O amigo ergueu o dedo, como se o avisasse.
"Estás enganado, Zé. Na vida tudo é política."
José cruzou os braços, com o ar resoluto de quem tinha tomado uma posição e dali não sairia.
"Os médicos são a excepção."
"Isso é o que tu pensas. Por mais que tentemos fintar a política, meu caro, ela acaba sempre por nos apanhar. Vais ver! Mais tarde ou mais cedo, a política prega-te uma rasteira e ali estás tu, forçado a enfrentá-la. Vais ver!"
Mas o amigo não se mostrava convencido.
"Sabes, Domingos, a minha profissão tem certas especificidades com as quais não estás familiarizado. Para começar, o juramento de Hipócrates estabelece muito claramente que..."
José interrompeu a frase no momento em que se apercebeu de um vulto a assomar à porta.

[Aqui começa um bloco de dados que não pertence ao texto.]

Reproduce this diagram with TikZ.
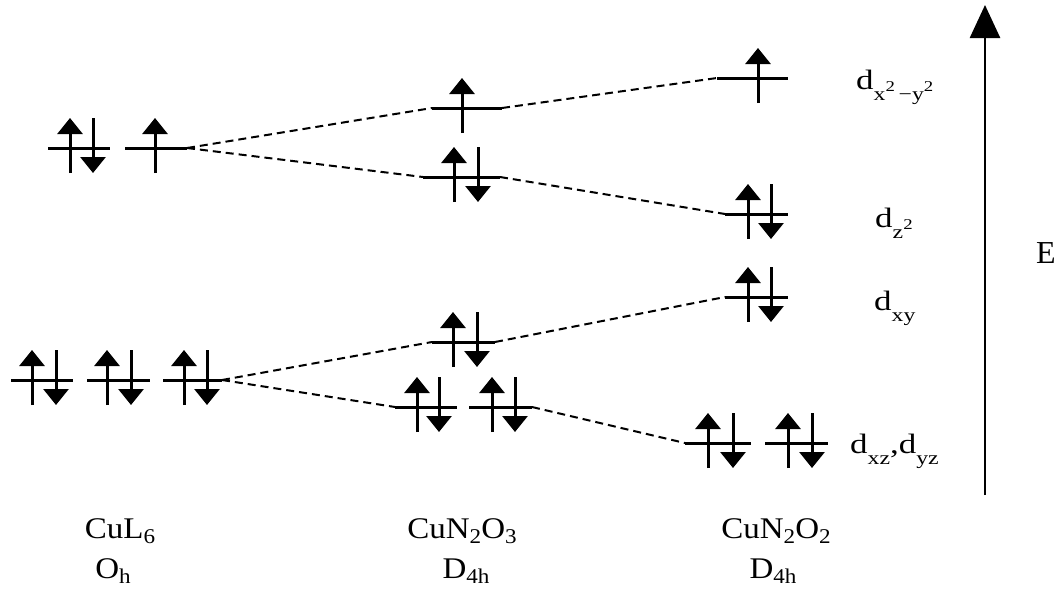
\documentclass[tikz,border=0pt]{standalone}
\usepackage{fontspec}
\usepackage{graphicx}
\setmainfont{Liberation Serif}
\usetikzlibrary{arrows.meta}
\tikzset{
 lvl/.style={line width=3pt},
 spin/.style={line width=3pt,-{Triangle[width=25pt,length=16pt]}},
 conn/.style={line width=2pt,dash pattern=on 8pt off 5pt},
 axisarrow/.style={line width=2.6pt,-{Triangle[width=30pt,length=33pt]}},
 lab/.style={inner sep=0pt,anchor=base west,font=\fontsize{28}{32}\selectfont},
 clab/.style={inner sep=0pt,anchor=base,font=\fontsize{30}{34}\selectfont},
}
\newcommand\Lev[4]{\coordinate (#1L) at (#2,#4); \coordinate (#1R) at (#3,#4); \draw[lvl] (#1L) -- (#1R);}
\newcommand\Up[2]{\draw[spin] ({#1},{#2+25}) -- ({#1},{#2-30});}
\newcommand\Dn[2]{\draw[spin] ({#1},{#2-30}) -- ({#1},{#2+25});}
\newcommand\sbd[1]{\raisebox{-0.18em}{\fontsize{21}{21}\selectfont #1}}
\newcommand\sbx[1]{\raisebox{-11pt}{\fontsize{19}{19}\selectfont #1}}
\newcommand\spx[1]{\raisebox{9pt}{\fontsize{15}{15}\selectfont #1}}
\begin{document}
\begin{tikzpicture}[x=1pt,y=-1pt]
\useasboundingbox (0,0) rectangle (1058,590);
% CuL6 upper
\Lev{A1}{48}{110}{148} \Up{70}{148} \Dn{93}{148}
\Lev{A2}{125}{187}{148} \Up{155}{148}
% CuN2O3 upper
\Lev{B1}{432}{502}{108} \Up{462}{108}
\Lev{B2}{423}{500}{177} \Up{454}{177} \Dn{478}{177}
% CuN2O2 upper
\Lev{C1}{717}{788}{78} \Up{758}{78}
\Lev{C2}{725}{788}{214} \Up{748}{214} \Dn{771}{214}
% CuL6 lower
\Lev{A3}{11}{73}{380} \Up{32}{380} \Dn{56}{380}
\Lev{A4}{87}{150}{380} \Up{107}{380} \Dn{131}{380}
\Lev{A5}{163}{222}{380} \Up{184}{380} \Dn{207}{380}
% CuN2O3 lower
\Lev{B3}{432}{495}{342} \Up{453}{342} \Dn{477}{342}
\Lev{B4}{395}{457}{407} \Up{417}{407} \Dn{439}{407}
\Lev{B5}{469}{532}{407} \Up{492}{407} \Dn{515}{407}
% CuN2O2 lower
\Lev{C3}{725}{788}{297} \Up{748}{297} \Dn{771}{297}
\Lev{C4}{685}{751}{443} \Up{708}{443} \Dn{733}{443}
\Lev{C5}{765}{828}{443} \Up{788}{443} \Dn{812}{443}
% connectors
\draw[conn] (A2R) -- (B1L);
\draw[conn] (A2R) -- (B2L);
\draw[conn] (B1R) -- (C1L);
\draw[conn] (B2R) -- (C2L);
\draw[conn] (A5R) -- (B3L);
\draw[conn] (A5R) -- (B4L);
\draw[conn] (B3R) -- (C3L);
\draw[conn] (B5R) -- (C4L);
% energy axis
\coordinate (E0) at (985,495);
\coordinate (E1) at (985,5);
\draw[axisarrow] (E0) -- (E1);
\node[inner sep=0pt,font=\fontsize{32}{36}\selectfont] (Elab) at (1046,253) {E};
% orbital labels
\node[lab] (l1) at (856,89) {\scalebox{1.25}[1]{d\sbx{x\spx{2}\hspace{3pt}−y\spx{2}}}};
\node[lab] (l2) at (875,227) {\scalebox{1.25}[1]{d\sbx{z\spx{2}}}};
\node[lab] (l3) at (874,310) {\scalebox{1.25}[1]{d\sbx{xy}}};
\node[lab] (l4) at (850,453) {\scalebox{1.25}[1]{d\sbx{xz},d\sbx{yz}}};
% complex labels
\node[clab] (t1) at (120,538) {\scalebox{1.1}[1]{CuL\sbd{6}}};
\node[clab] (t2) at (462,538) {\scalebox{1.1}[1]{CuN\sbd{2}O\sbd{3}}};
\node[clab] (t3) at (776,538) {\scalebox{1.1}[1]{CuN\sbd{2}O\sbd{2}}};
\node[clab] (s1) at (113,578) {\scalebox{1.1}[1]{O\sbd{h}}};
\node[clab] (s2) at (466,578) {\scalebox{1.1}[1]{D\sbd{4h}}};
\node[clab] (s3) at (773,578) {\scalebox{1.1}[1]{D\sbd{4h}}};
\end{tikzpicture}
\end{document}
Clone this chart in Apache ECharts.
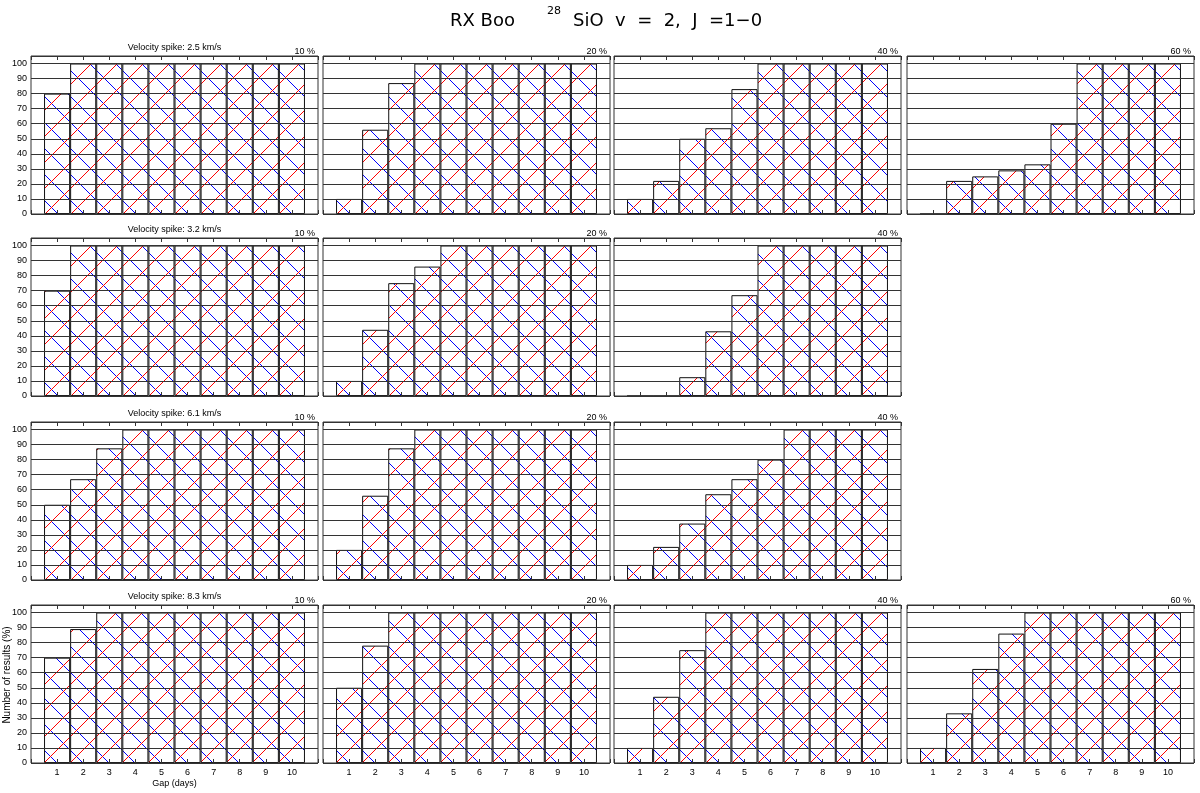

Desviou os olhos naquela direcção e reconheceu a figura seca do director do hospital, que de manhã havia surpreendido na enfermaria. O doutor Abreu era um médico à moda antiga, cheio de formalismos e com uma pose austera, pelo que, em sinal de deferência pela hierarquia, José se levantou do lugar, no que foi acompanhado por Domingos.
"Doutor Abreu", disse. "Precisa de alguma coisa?"
O director do hospital nem o encarou. Em vez disso estudou o visitante com uma expressão de desdém, examinando-o lentamente dos pés à cabeça.
"O que está este preto aqui a fazer?"
A pergunta rebentou no gabinete com um fragor surdo, silenciando tudo à sua volta. José ficou um longo instante especado a fitar o superior hierárquico, horrorizado com o que acabara de ouvir e percorrendo mil opções sobre como responder. Deveria fingir que não percebera? Deveria agir como se aquilo que ele dissera fosse normal? Ou deveria berrar com o director? Aplicar-lhe uma murraça, talvez? Como proceder quando o seu chefe dizia uma coisa daquelas a uma pessoa, ainda para mais um amigo?
"Desculpe, doutor Abreu", acabou por murmurar, o coração aos pulos, dividido entre a vontade de o insultar e o receio de apanhar um processo disciplinar por insubordinação; teria de dizer o que pensava, mas precisava de medir as palavras. "O doutor Rouco é meu amigo e está aqui numa visita de cortesia. Os termos e o tom que o senhor utilizou não são, receio bem, os mais adequados e devo dizer que me deixam até envergonhado."
O director continuou a olhar fixamente o visitante.
"Este preto não é um paciente, pois não? Se não é, não está aqui a fazer nada e tem de se pôr na rua. Os únicos selvagens que aqui entram são os doentes." Apontou para a entrada. "O lugar dos outros é lá fora."
"O doutor Rouco não é um selvagem", ripostou José, o sangue já a ferver. "E meu amigo e exijo que o trate com o respeito que merece."
O director insistiu com o braço na direcção da porta de entrada.
"Rua!", ordenou. "Quero este preto na rua! Já! Fora do meu hospital! Fora daqui!"
Domingos e José trocaram um olhar, percebendo que a coisa não se iria resolver.
"Deixa estar, Zé", disse o advogado, pegando nas suas coisas e preparando-se para sair. "Eu vou dar uma volta e encontramo- nos para o almoço, está bem?"
"Isso não é bem assim", disse o amigo, voltando-se de novo para o superior hierárquico. "Se o doutor Rouco sai, eu também saio."
Foi a primeira vez que o director do hospital pousou os olhos no subordinado desde o início do incidente.
"Era o que mais faltava!", rosnou. "O preto sai, mas o senhor doutor fica porque tem deveres a cumprir!"
Era o que José queria ouvir: uma ordem que pudesse desafiar. Arrumou o estetoscópio na malinha, despiu a bata suja e atirou- a para o chão, pegou na mala e saiu do hospital ao lado do amigo.
Fazia calor ao sol. Caminharam os dois em silêncio até ao Chevrolet. Quando entrou no veículo, José sentiu o interior a escaldar como se estivesse a meter-se numa lareira. Domingos instalou-se ao volante, ligou o motor e, com o braço atrás do banco para fazer marcha atrás, encarou o amigo; trazia um sorriso irónico a bailar-lhe nos lábios espessos.